Judge cites prosecutors’ mistake on statements
A Deer Park man accused of murdering a witness in an assault case against him will avoid the death penalty if convicted because prosecutors mismanaged the case, a judge ruled Wednesday.
Spokane County prosecutors failed to disclose for months pertinent statements from 56-year-old suspect Christopher H. Devlin’s alleged accomplice that raised questions about where the slaying occurred. Although a legal technicality, the statements from co-defendant Carl A. Hoskins, 57, that the victim, 52-year-old Daniel D. Heily, of Chattaroy, was killed in Stevens County instead of Spokane County are critical to the question of where Devlin should be tried. Devlin’s lawyers weren’t told of the discrepancy until months after he requested to move his case to Stevens County.
Meanwhile, Spokane County spent tens of thousands of dollars on defense lawyers qualified for death penalty cases, and a legal debate raged over which county would hold the expensive trial.
Hoskins’ statements about the location of the murder could have been used to support Devlin’s change-of-venue request, lawyers Mark Vovos, of Spokane, and Roger Hunko, of Yakima, argued.
Superior Court Judge Jerome Leveque agreed, ruling Wednesday that the mismanagement by prosecutors was inadvertent but affected Devlin’s right to a fair trial.
Spokane County Prosecutor Steve Tucker said he’ll talk to Heily’s family before deciding whether to appeal Leveque’s decision.
“It’s very important for us to try to do what the victims want,” Tucker said.
Deputy prosecutors Daly Nagy and Larry Steinmetz did not mismanage the case, Tucker said. Tucker said he didn’t know why his office didn’t disclose Hoskins’ statements immediately.

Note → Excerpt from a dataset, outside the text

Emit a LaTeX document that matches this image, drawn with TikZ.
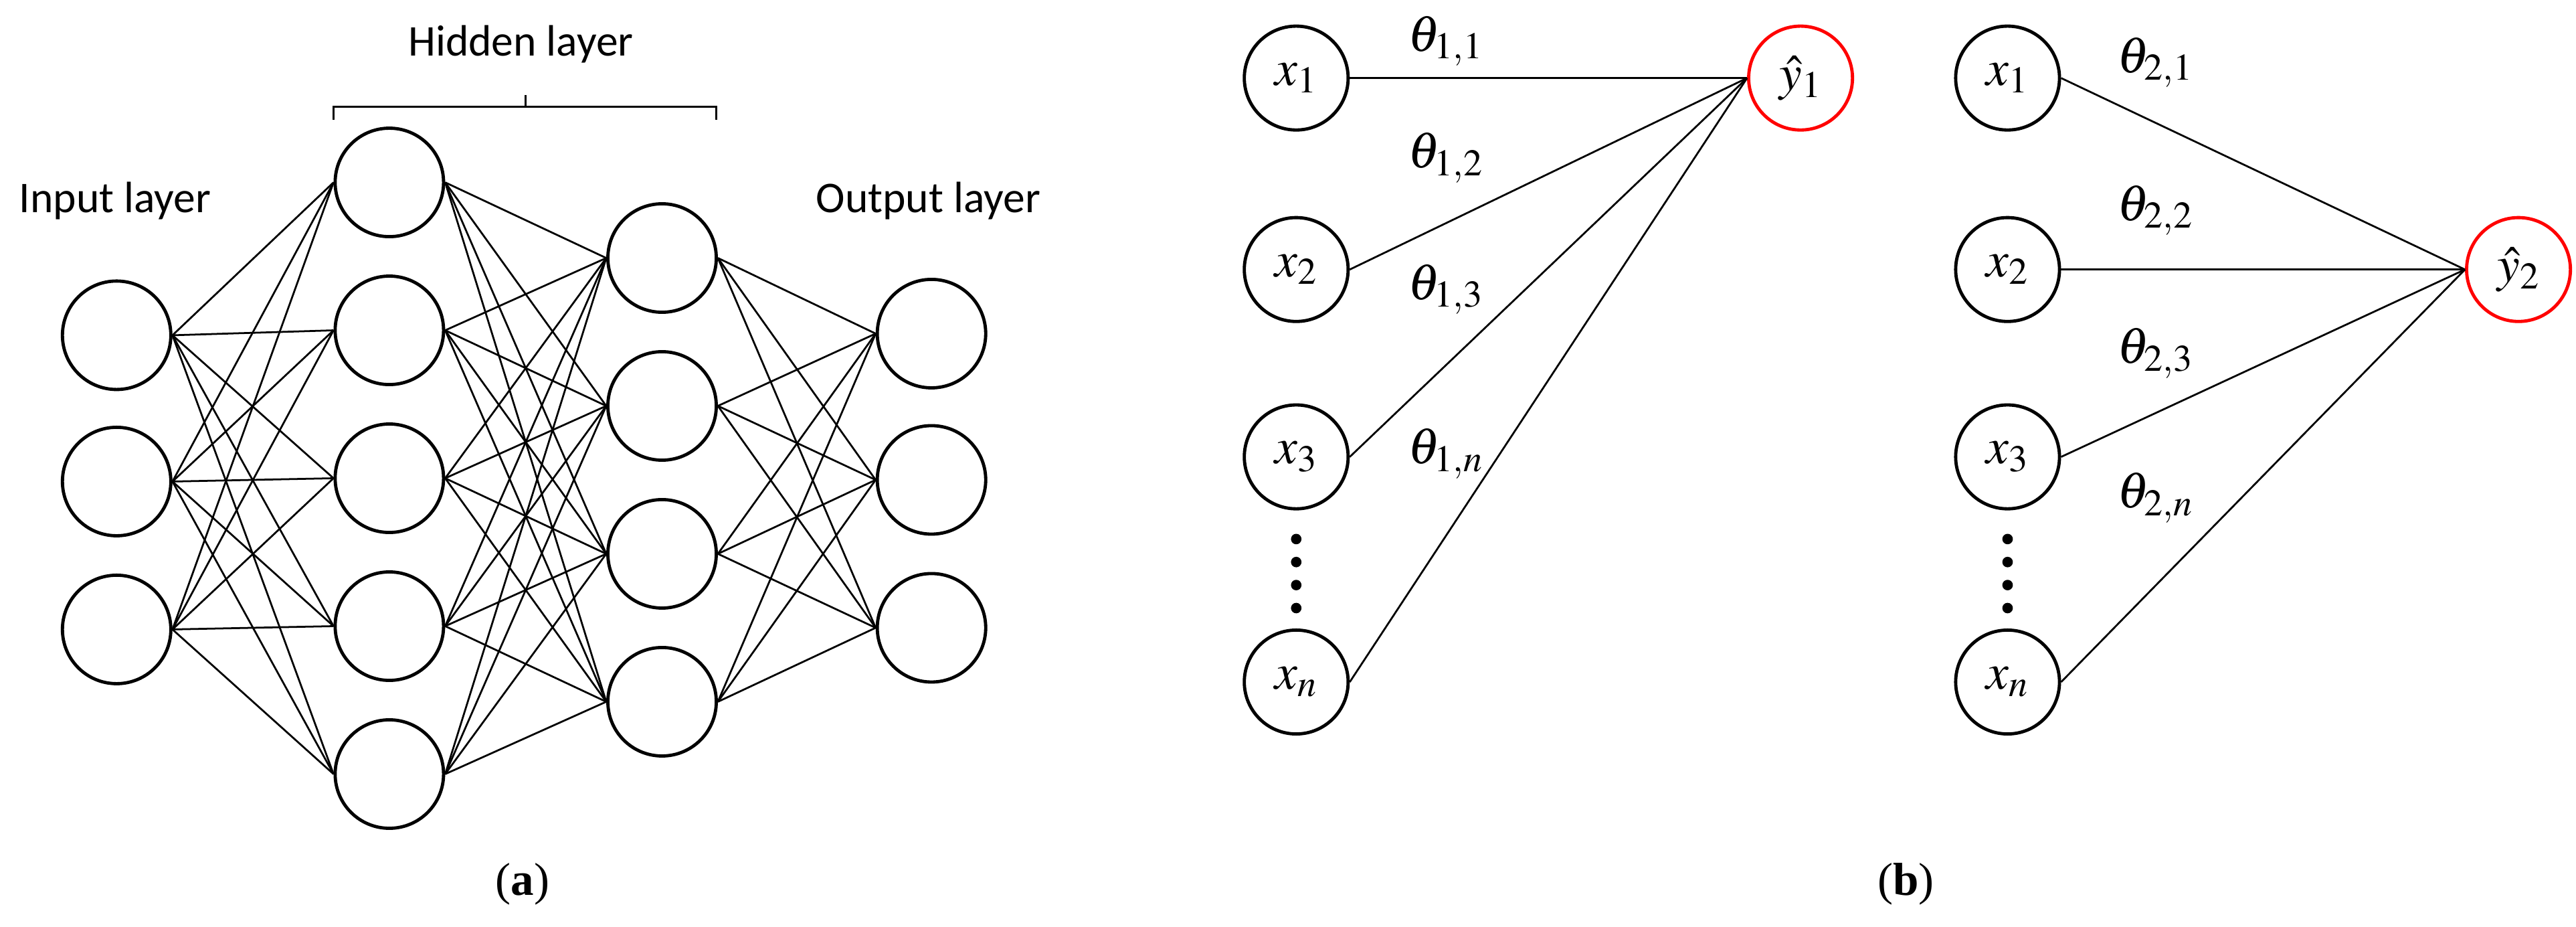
\documentclass[tikz,border=0pt]{standalone}
\usepackage{fontspec}
\usepackage{mathptmx}
\setmainfont{Liberation Serif}
\newfontfamily\calib{Carlito}
\begin{document}
\begin{tikzpicture}[x=0.25mm,y=-0.25mm,
  na/.style={circle,draw,line width=1.4pt,minimum size=16.5mm,inner sep=0pt},
  nb/.style={circle,draw,line width=1.4pt,minimum size=15.8mm,inner sep=0pt,font=\fontsize{22}{24}\selectfont},
  ny/.style={nb,draw=red},
  conn/.style={line width=0.8pt},
  lab/.style={font=\calib\fontsize{19}{22}\selectfont},
  th/.style={font=\fontsize{22}{24}\selectfont},
  capt/.style={font=\fontsize{20}{24}\selectfont}]
\useasboundingbox (0,0) rectangle (1568,564);
% panel a
\foreach \y [count=\i] in {204,293,383} \node[na] (i\i) at (71,\y) {};
\foreach \y [count=\i] in {111,201,291,381,471} \node[na] (h\i) at (237,\y) {};
\foreach \y [count=\i] in {157,247,337,427} \node[na] (g\i) at (403,\y) {};
\foreach \y [count=\i] in {203,292,382} \node[na] (o\i) at (567,\y) {};
\foreach \a in {1,2,3} \foreach \b in {1,...,5} \draw[conn] (i\a.east) -- (h\b.west);
\foreach \a in {1,...,5} \foreach \b in {1,...,4} \draw[conn] (h\a.east) -- (g\b.west);
\foreach \a in {1,...,4} \foreach \b in {1,2,3} \draw[conn] (g\a.east) -- (o\b.west);
\node[lab] (il) at (70,122) {Input layer};
\node[lab] (ol) at (565,122) {Output layer};
\node[lab] (hl) at (317,27) {Hidden layer};
\coordinate (bl) at (203,73); \coordinate (br) at (436,73);
\coordinate (bm) at (320,65); \coordinate (bt) at (320,58);
\draw[line width=0.8pt] (bl) -- (203,65) -- (436,65) -- (br);
\draw[line width=0.8pt] (bm) -- (bt);
\node[capt] (ca) at (318,538) {(\textbf{a})};
% panel b
\foreach \s/\xx/\yx/\yy in {1/789/1096/47.5, 2/1222/1533/164} {
  \node[nb] (x1\s) at (\xx,47.5) {$x_1$};
  \node[nb] (x2\s) at (\xx,164) {$x_2$};
  \node[nb] (x3\s) at (\xx,278) {$x_3$};
  \node[nb] (xn\s) at (\xx,415) {$x_n$};
  \node[ny] (y\s) at (\yx,\yy) {$\hat{y}_\s$};
  \foreach \k in {1,2,3,n} \draw[conn] (x\k\s.east) -- (y\s.west);
  \foreach \d in {328,342,356,370} \fill (\xx,\d) circle (3.2);
}
\node[th] (t11) at (880,25) {$\theta_{1,1}$};
\node[th] (t12) at (880,96) {$\theta_{1,2}$};
\node[th] (t13) at (880,176) {$\theta_{1,3}$};
\node[th] (t1n) at (880,276) {$\theta_{1,n}$};
\node[th] (t21) at (1312,38) {$\theta_{2,1}$};
\node[th] (t22) at (1312,128) {$\theta_{2,2}$};
\node[th] (t23) at (1312,215) {$\theta_{2,3}$};
\node[th] (t2n) at (1312,303) {$\theta_{2,n}$};
\node[capt] (cb) at (1160,538) {(\textbf{b})};
\end{tikzpicture}
\end{document}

Spokane County prosecutors filed intent to seek the death penalty against Devlin in August 2008. He’s accused in the shooting death of Heily, who disappeared on May 13, 2008, the night before Heily was to testify against Devlin at a second-degree assault trial. Devlin was accused of assaulting Heily, who was disabled.
Heily’s body was found in the cab of his pickup behind a Deer Park liquor store on May 14, 2008. Hoskins and Devlin were arrested that night. The slaying qualified for the death penalty because the victim was a state witness.
Devlin, going against the advice of his attorney at the time, refused to waive the 30-day notice required to seek the death penalty, which defense attorneys typically do to allow more time for a death penalty defense.
But Devlin made that decision thinking that Hoskins wasn’t cooperating with investigators, when prosecutors should have already disclosed statements indicating otherwise, according to a statement from John Rodgers, head of the Spokane County public defenders office.
If Devlin is convicted of aggravated first-degree murder, he could spend life in prison without parole.
Hoskins had faced the same charge but has been offered a plea deal for second-degree assault if he testifies against Devlin. He left jail on Aug. 31 and will be sentenced to 27 months in prison with credit for time served if he continues cooperating, according to court documents.
Devlin’s trial is set to begin July 19.